Bon! Next order of business, we must choose a new conseil for 2015!
Eight heads turned to our current president - my upstairs neighbor - we'll call her Madame J. As she murmured something about humbly accepting, Mopain and I began to realize that no one wants to be on the conseil and that they are very happy to give the job to someone else who has time to care about door color and dead neighbors!
The syndic continued, Merci Madame J. You did such a wonderful job in 2014, it's only fitting that you stay on the conseil! Now we need another person to join her.
The eight sweaty heads turned to les nouveaux. C'est une petite tradition - it is a little tradition that the newbies be on the conseil.
Mopain, resident Frenchie, quickly refused. But I'm an American sap, a pushover! And so, after asking what my responsibilities would actually be, then commenting on my major lack of time in general just to make it clear that I really can't dedicate my life to mailbox installation and the noisy students on the 5th floor, I accepted, like the idiot I am.
Two humid hours were dedicated to voting on water shut-off valves, the illegal Polish renters on the 2nd floor, and whether or not a tapis (rug), should be installed on the stairwell:
Monsieur F - Monsieurs and Madames, with all due respect, I'm going to vote no. I've already spent 25,000 Euros on the building construction. The tapis will have to wait until next year.
Madame J - But Monsieur F, you must understand that we actually live in the building, and it is certainly not a luxury to have a tapis up the stairs. We have already sanded and polished the wood, it would be such a shame to let it age again without the protection of a tapis!
Monsieur F - Oui, Madame J, I understand completely. But this year, it's no. Perhaps next year we can revisit the idea.
Madame J - Monsieur F, of course I understand the financial implications for you, but if only your lovely locataires (renters) made less noise going up and down the stairs at 4am, we wouldn't need a tapis!
...and on and on it went, until finally, Madame J gave up, knowing very well that Monsieur and Madame F would win the war in the end, purely on voting power. It was brutal; a game of wits and back-handed French jousting - on the surface, polite, but with a strong undercurrent of go screw yourself and your tapis too.

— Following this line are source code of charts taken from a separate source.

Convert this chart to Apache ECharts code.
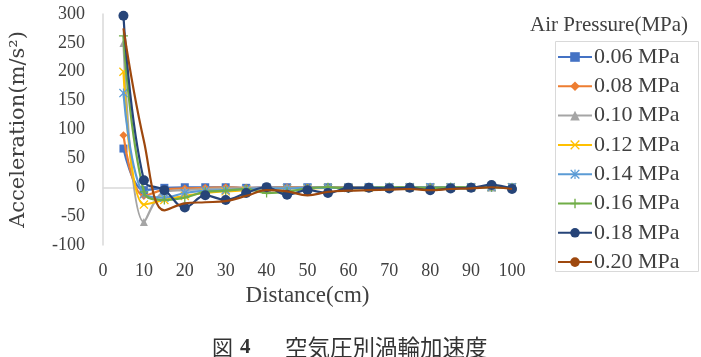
<!DOCTYPE html>
<html>
<head>
<meta charset="utf-8">
<script src="https://cdn.jsdelivr.net/npm/echarts@6/dist/echarts.min.js"></script>
<style>
  html, body { margin: 0; padding: 0; background: #fff; }
  #chart { width: 701px; height: 357px; }
</style>
</head>
<body>
<div id="chart"></div>
<script>
// 距離(cm)
const distance = [5, 10, 15, 20, 25, 30, 35, 40, 45, 50, 55, 60, 65, 70, 75, 80, 85, 90, 95, 100];
const seriesNames = ["0.06 MPa", "0.08 MPa", "0.10 MPa", "0.12 MPa", "0.14 MPa", "0.16 MPa", "0.18 MPa", "0.20 MPa"];
// 空気圧別の加速度
const p006 = [67, -5, -1, 0, 0, 0, -1, 0, 0, 0, 0, 0, 0, 0, 0, 0, 0, 0, 0, 0];
const p008 = [90, -15, -4, -2, -1, 0, -1, -1, 0, 0, -1, 0, 0, 0, 0, 0, 0, 0, 0, 0];
const p010 = [250, -60, -8, -5, -3, -2, -2, -1, -1, 0, -1, -1, 0, 0, 0, 0, 0, 0, 0, 0];
const p012 = [200, -30, -22, -15, -10, -7, -5, -3, -2, -2, -1, -1, -1, 0, 0, -1, 0, 0, 0, 0];
const p014 = [163, -12, -18, -10, -6, -5, -3, -2, -2, -1, -1, -1, 0, 0, 0, 0, 0, 0, 0, 0];
const p016 = [262, -8, -22, -18, -8, -6, -3, -10, -8, -2, 0, -2, -1, 0, 0, -1, 0, 0, 0, -1];
const p018 = [297, 12, -5, -35, -14, -22, -10, 0, -13, -5, -10, -1, -1, -2, -1, -5, -2, -1, 4, -3];
const p020 = [275, 80, -40, -28, -26, -24, -15, -5, -7, -14, -8, -6, -5, -4, -3, -5, -3, -2, 0, -3];
const yTicks = [-100, -50, 0, 50, 100, 150, 200, 250, 300];

const colors = ["#4472c4", "#ed7d31", "#a5a5a5", "#ffc000", "#5b9bd5", "#70ad47", "#264478", "#9e480e"];
const xMark = "path://M1,0L5,4L9,0L10,1L6,5L10,9L9,10L5,6L1,10L0,9L4,5L0,1Z";
const plusMark = "path://M4.3,0H5.7V4.3H10V5.7H5.7V10H4.3V5.7H0V4.3H4.3Z";
const starMark = "path://M1,0L5,4L9,0L10,1L6,5L10,9L9,10L5,6L1,10L0,9L4,5L0,1ZM4.4,0H5.6V10H4.4Z";
const symbols = ["rect", "diamond", "triangle", xMark, starMark, plusMark, "circle", "none"];
const sizes = [8, 8, 8, 9, 9, 9, 10, 0];
const allData = [p006, p008, p010, p012, p014, p016, p018, p020];

const serif = "'Liberation Serif', 'DejaVu Serif', serif";
const chart = echarts.init(document.getElementById("chart"));

const series = allData.map((vals, i) => ({
  name: seriesNames[i],
  type: "line",
  smooth: 0.4,
  data: vals.map((v, k) => [distance[k], v]),
  symbol: symbols[i],
  symbolSize: sizes[i],
  showSymbol: symbols[i] !== "none",
  lineStyle: { width: 2.2, color: colors[i] },
  itemStyle: { color: colors[i] },
  z: 2 + i,
}));

chart.setOption({
  animation: false,
  color: colors,
  grid: { left: 103, right: 189, top: 14, bottom: 112 },
  xAxis: {
    type: "value",
    min: 0,
    max: 100,
    interval: 10,
    name: "Distance(cm)",
    nameLocation: "middle",
    nameGap: 38,
    nameTextStyle: { fontFamily: serif, fontSize: 23, color: "#404040" },
    axisLine: { show: true, lineStyle: { color: "#d9d9d9", width: 1.5 } },
    axisTick: { show: false },
    splitLine: { show: false },
    axisLabel: { margin: 17, fontFamily: serif, fontSize: 18, color: "#404040" },
  },
  yAxis: {
    type: "value",
    min: yTicks[0],
    max: yTicks[yTicks.length - 1],
    interval: 50,
    name: "Acceleration(m/s²)",
    nameLocation: "middle",
    nameGap: 74,
    nameTextStyle: { fontFamily: "'DejaVu Serif', serif", fontSize: 21, color: "#404040" },
    axisLine: { show: true, lineStyle: { color: "#d9d9d9", width: 1.5 } },
    axisTick: { show: false },
    splitLine: { show: false },
    axisLabel: { margin: 18, fontFamily: serif, fontSize: 18, color: "#404040" },
  },
  legend: {
    orient: "vertical",
    left: 553,
    top: 39,
    padding: [7, 12, 4, 4],
    itemWidth: 34,
    itemHeight: 12,
    itemGap: 7.3,
    textStyle: { fontFamily: serif, fontSize: 22, lineHeight: 21, color: "#404040", padding: [0, 0, 0, -3] },
    data: seriesNames,
  },
  graphic: [
    {
      type: "rect",
      left: 553,
      top: 39,
      shape: { width: 143, height: 230 },
      style: { fill: "none", stroke: "#d9d9d9", lineWidth: 1 },
    },
    {
      type: "text",
      left: 530,
      top: 15,
      style: { text: "Air Pressure(MPa)", font: "21px " + serif, fill: "#404040" },
    },
    {
      type: "text",
      left: 212,
      top: 337,
      style: { text: "図", font: "21px 'Noto Sans CJK JP'", fill: "#333" },
    },
    {
      type: "text",
      left: 240,
      top: 337,
      style: { text: "4", font: "bold 21px " + serif, fill: "#333" },
    },
    {
      type: "text",
      left: 285,
      top: 336,
      style: { text: "空気圧別渦輪加速度", font: "22.5px 'Noto Sans CJK JP'", fill: "#333" },
    },
  ],
  series: series,
});
</script>
</body>
</html>
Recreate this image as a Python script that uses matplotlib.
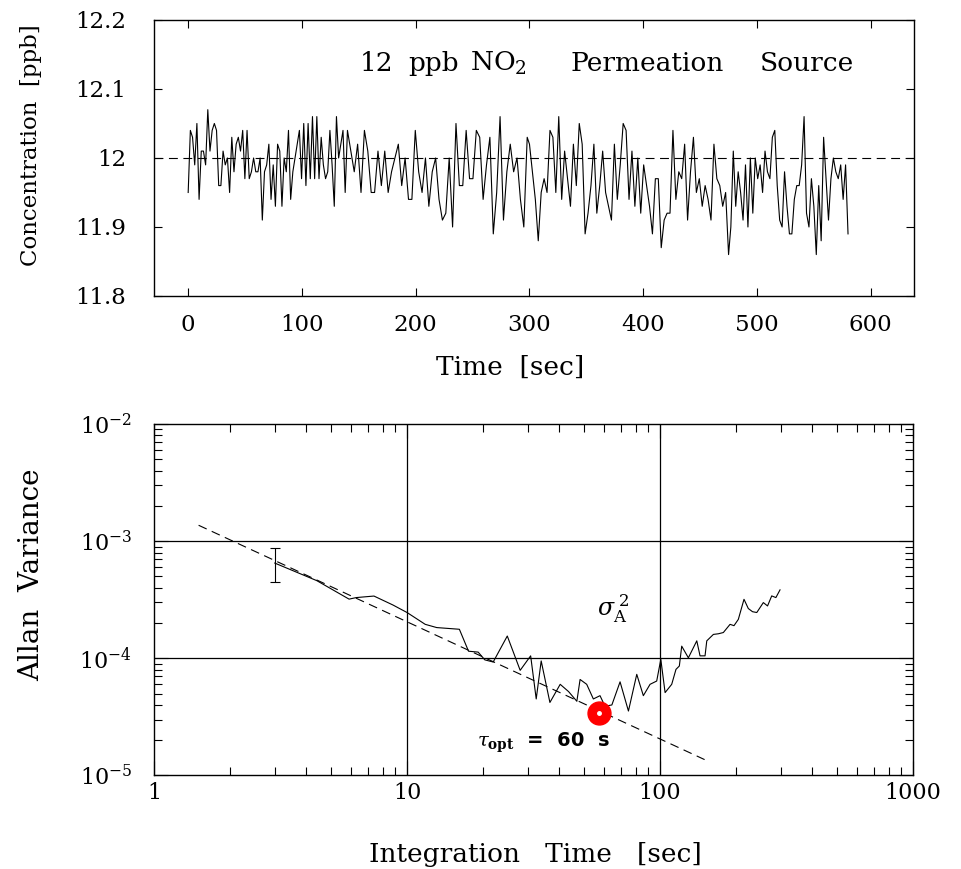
import numpy as np
import matplotlib.pyplot as plt
from matplotlib.ticker import LogLocator, NullFormatter, FixedLocator, FixedFormatter

plt.rcParams['font.family'] = ['DejaVu Serif']
plt.rcParams['mathtext.fontset'] = 'dejavuserif'

# --- top panel: NO2 concentration time series in four stretches
seg_start = [0, 140, 300, 477]
seg_end = [138, 298, 475, 580]
conc_a = [11.95, 12.04, 12.03, 11.99, 12.05, 11.94, 12.01, 12.01, 11.99, 12.07,
          12.01, 12.04, 12.05, 12.04, 11.96, 11.96, 12.01, 11.99, 12.00, 11.95,
          12.03, 11.98, 12.02, 12.03, 12.01, 12.04, 11.97, 12.04, 11.97, 11.98,
          12.00, 11.98, 11.98, 12.00, 11.91, 11.98, 11.99, 12.02, 11.94, 11.99,
          11.93, 12.02, 12.01, 11.93, 12.00, 11.98, 12.04, 11.94, 11.98, 12.00,
          12.02, 12.04, 11.97, 12.05, 11.96, 12.05, 11.97, 12.06, 11.97, 12.06,
          11.97, 12.03, 11.99, 11.97, 11.98, 12.04, 11.99, 11.93, 12.06, 12.00,
          12.02, 12.04, 11.95]
conc_b = [12.04, 12.01, 11.98, 12.02, 11.95, 12.04, 12.01, 11.95, 11.95, 12.01,
          11.96, 12.01, 11.95, 11.98, 12.00, 12.02, 11.96, 12.00, 11.94, 11.94,
          12.04, 11.98, 11.95, 12.00, 11.93, 11.98, 12.00, 11.94, 11.91, 11.92,
          12.00, 11.90, 12.05, 11.96, 11.96, 12.04, 11.97, 11.97, 12.04, 12.03,
          11.94, 11.99, 12.03, 11.89, 11.95, 12.06, 11.91, 11.98, 12.02, 11.98,
          12.00, 11.94, 11.90, 12.03]
conc_c = [12.02, 11.98, 11.94, 11.88, 11.95, 11.97, 11.95, 12.04, 12.03, 11.95,
          12.06, 11.94, 12.01, 11.97, 11.93, 12.02, 11.96, 12.05, 12.02, 11.89,
          11.92, 11.96, 12.02, 11.92, 11.96, 12.01, 11.95, 11.93, 11.91, 12.02,
          11.94, 11.99, 12.05, 12.04, 11.94, 12.01, 11.93, 12.00, 11.92, 11.99,
          11.96, 11.93, 11.89, 11.97, 11.97, 11.87, 11.91, 11.92, 11.92, 12.04,
          11.94, 11.98, 11.97, 12.02, 11.91, 11.98, 12.03, 11.95, 11.97, 11.93,
          11.96, 11.94, 11.91, 12.02, 11.97, 11.96, 11.93, 11.95, 11.86]
conc_d = [11.90, 12.01, 11.93, 11.98, 11.95, 11.91, 11.99, 11.90, 12.00, 11.92,
          12.00, 11.97, 11.99, 11.95, 12.01, 11.98, 11.97, 12.03, 12.04, 11.96,
          11.91, 11.90, 11.98, 11.93, 11.89, 11.89, 11.94, 11.96, 11.96, 11.99,
          12.06, 11.92, 11.90, 11.97, 11.93, 11.86, 11.96, 11.88, 12.03, 11.97,
          11.91, 11.97, 12.00, 11.98, 11.97, 11.99, 11.94, 11.99, 11.89]
mean_conc = 12.0

# --- bottom panel: Allan variance
tau = [3.0, 4.4, 5.9, 6.3, 7.4, 8.8, 10.0, 11.8, 13.1, 16.1, 17.5, 19.1, 20.3, 21.9,
       23.3, 24.9, 28.0, 30.8, 32.4, 33.9, 36.7, 40.3, 43.5, 46.9, 48.3, 51.3, 54.5,
       57.9, 60.6, 64.5, 69.5, 75.0, 80.9, 85.9, 91.3, 97.0, 100.7, 104.7, 111.2,
       115.6, 119.2, 121.8, 129.4, 139.7, 143.9, 150.6, 153.0, 162.5, 170.0, 177.9,
       189.1, 196.0, 203.9, 214.7, 223.3, 232.0, 241.2, 256.0, 266.0, 276.3, 287.0, 298.0]
avar = [6.5e-4, 4.6e-4, 3.2e-4, 3.3e-4, 3.4e-4, 2.85e-4, 2.46e-4, 1.95e-4, 1.83e-4,
        1.77e-4, 1.15e-4, 1.13e-4, 9.7e-5, 9.3e-5, 1.19e-4, 1.55e-4, 7.9e-5, 1.05e-4,
        4.5e-5, 9.5e-5, 4.2e-5, 6.0e-5, 5.2e-5, 4.3e-5, 6.6e-5, 6.0e-5, 4.5e-5, 4.8e-5,
        3.9e-5, 4.0e-5, 6.3e-5, 3.55e-5, 7.3e-5, 4.8e-5, 6.0e-5, 6.4e-5, 9.8e-5, 5.1e-5,
        6.0e-5, 8.05e-5, 8.6e-5, 1.27e-4, 1.01e-4, 1.41e-4, 1.05e-4, 1.05e-4, 1.41e-4,
        1.60e-4, 1.62e-4, 1.66e-4, 1.95e-4, 1.9e-4, 2.15e-4, 3.19e-4, 2.66e-4, 2.5e-4,
        2.46e-4, 2.99e-4, 2.8e-4, 3.41e-4, 3.3e-4, 3.84e-4]
err_tau = 3.0
err_low = 4.5e-4
err_high = 8.7e-4
fit_tau = [1.5, 150.0]
fit_coef = 2.05e-3
opt_tau = 57.5
opt_var = 3.43e-5

fig = plt.figure(figsize=(9.61, 8.69), dpi=100)
ax1 = fig.add_axes([0.1603, 0.6594, 0.7908, 0.3176])
ax2 = fig.add_axes([0.1603, 0.1076, 0.7898, 0.4045])

# top
t_all, c_all = [], []
for a, b, seg in zip(seg_start, seg_end, [conc_a, conc_b, conc_c, conc_d]):
    t_all.append(np.linspace(a, b, len(seg)))
    c_all.append(seg)
t_all = np.concatenate(t_all)
c_all = np.concatenate(c_all)

ax1.plot(t_all, c_all, color='k', lw=0.8)
ax1.axhline(mean_conc, color='k', lw=0.8, ls=(0, (8, 5)))
ax1.set_xlim(-30, 638)
ax1.set_ylim(11.8, 12.2)
ax1.set_xticks(range(0, 700, 100))
ax1.set_yticks([11.8, 11.9, 12.0, 12.1, 12.2])
ax1.set_yticklabels(['11.8', '11.9', '12', '12.1', '12.2'])
ax1.tick_params(direction='in', top=True, right=True, length=6, width=0.8,
                labelsize=16.5)
ax1.tick_params(axis='x', pad=13)
ax1.tick_params(axis='y', pad=20)
for s in ax1.spines.values():
    s.set_linewidth(1.0)
ax1.set_xlabel('Time  [sec]', fontsize=19)
ax1.xaxis.set_label_coords(0.468, -0.214)
ax1.set_ylabel('Concentration  [ppb]', fontsize=16.5)
ax1.yaxis.set_label_coords(-0.148, 0.547)
title_words = ['12', 'ppb', r'NO$_2$', 'Permeation', 'Source']
title_x = [0.271, 0.335, 0.416, 0.548, 0.797]
for w, x in zip(title_words, title_x):
    ax1.text(x, 0.844, w, transform=ax1.transAxes, fontsize=19, va='center', ha='left')

# bottom
ax2.set_xscale('log')
ax2.set_yscale('log')
ax2.set_xlim(1, 1000)
ax2.set_ylim(1e-5, 1e-2)
for v in [1e-3, 1e-4]:
    ax2.axhline(v, color='k', lw=0.9)
for v in [10, 100]:
    ax2.axvline(v, color='k', lw=0.9)
ft = np.array(fit_tau)
ax2.plot(ft, fit_coef / ft, color='k', lw=0.8, ls=(0, (8, 5)))
ax2.plot(tau, avar, color='k', lw=0.8)
ax2.errorbar([err_tau], [avar[0]], yerr=[[avar[0] - err_low], [err_high - avar[0]]],
             color='k', lw=0.8, capsize=3.5, capthick=0.8, fmt='none')
ax2.plot([opt_tau], [opt_var], 'o', color='red', ms=16.5, mec='red')
ax2.plot([opt_tau], [opt_var], 'o', color='white', ms=2.5, mec='white')

ax2.xaxis.set_major_locator(FixedLocator([1, 10, 100, 1000]))
ax2.xaxis.set_major_formatter(FixedFormatter(['1', '10', '100', '1000']))
ax2.yaxis.set_major_locator(FixedLocator([1e-5, 1e-4, 1e-3, 1e-2]))
ax2.yaxis.set_major_formatter(FixedFormatter([r'$10^{-5}$', r'$10^{-4}$',
                                              r'$10^{-3}$', r'$10^{-2}$']))
ax2.xaxis.set_minor_locator(LogLocator(base=10, subs=np.arange(2, 10), numticks=20))
ax2.yaxis.set_minor_locator(LogLocator(base=10, subs=np.arange(2, 10), numticks=20))
ax2.xaxis.set_minor_formatter(NullFormatter())
ax2.yaxis.set_minor_formatter(NullFormatter())
ax2.tick_params(which='both', direction='in', top=True, right=True, width=0.8,
                labelsize=16)
ax2.tick_params(which='major', length=10)
ax2.tick_params(which='minor', length=6)
ax2.tick_params(axis='x', pad=5)
ax2.tick_params(axis='y', pad=16)
for s in ax2.spines.values():
    s.set_linewidth(1.0)
ax2.set_xlabel('Integration   Time   [sec]', fontsize=19)
ax2.xaxis.set_label_coords(0.502, -0.19)
ax2.set_ylabel('Allan  Variance', fontsize=20)
ax2.yaxis.set_label_coords(-0.143, 0.57)
ax2.text(56.4, 2.62e-4, r'$\sigma_{\mathrm{A}}^{\;2}$', fontsize=17, va='center', ha='left')
ax2.text(18.9, 1.91e-5, r'$\tau_{\mathbf{opt}}$  =  60  s', fontsize=14,
         va='center', ha='left', family='DejaVu Sans', fontweight='bold')

fig.savefig('out.png', dpi=100)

Mopain and I watched attentively, observing who would be our allies at the next conseil, and thinking about how to plot a strategic attack against Monsieur and Madame F if future voting required it.
We peeled ourselves off of the dated chairs, relieved by the prospect of a breeze outside the syndic doors. After the required rounds of hand shakes and au revoirs, the conseil was fini, and we could go back to our arrondissement on the gritty east side, and walk up our tapis-less stairwell, past the illegal Polish renters and the potentially dead neighbor with a water leak, to our nouveau chez nous.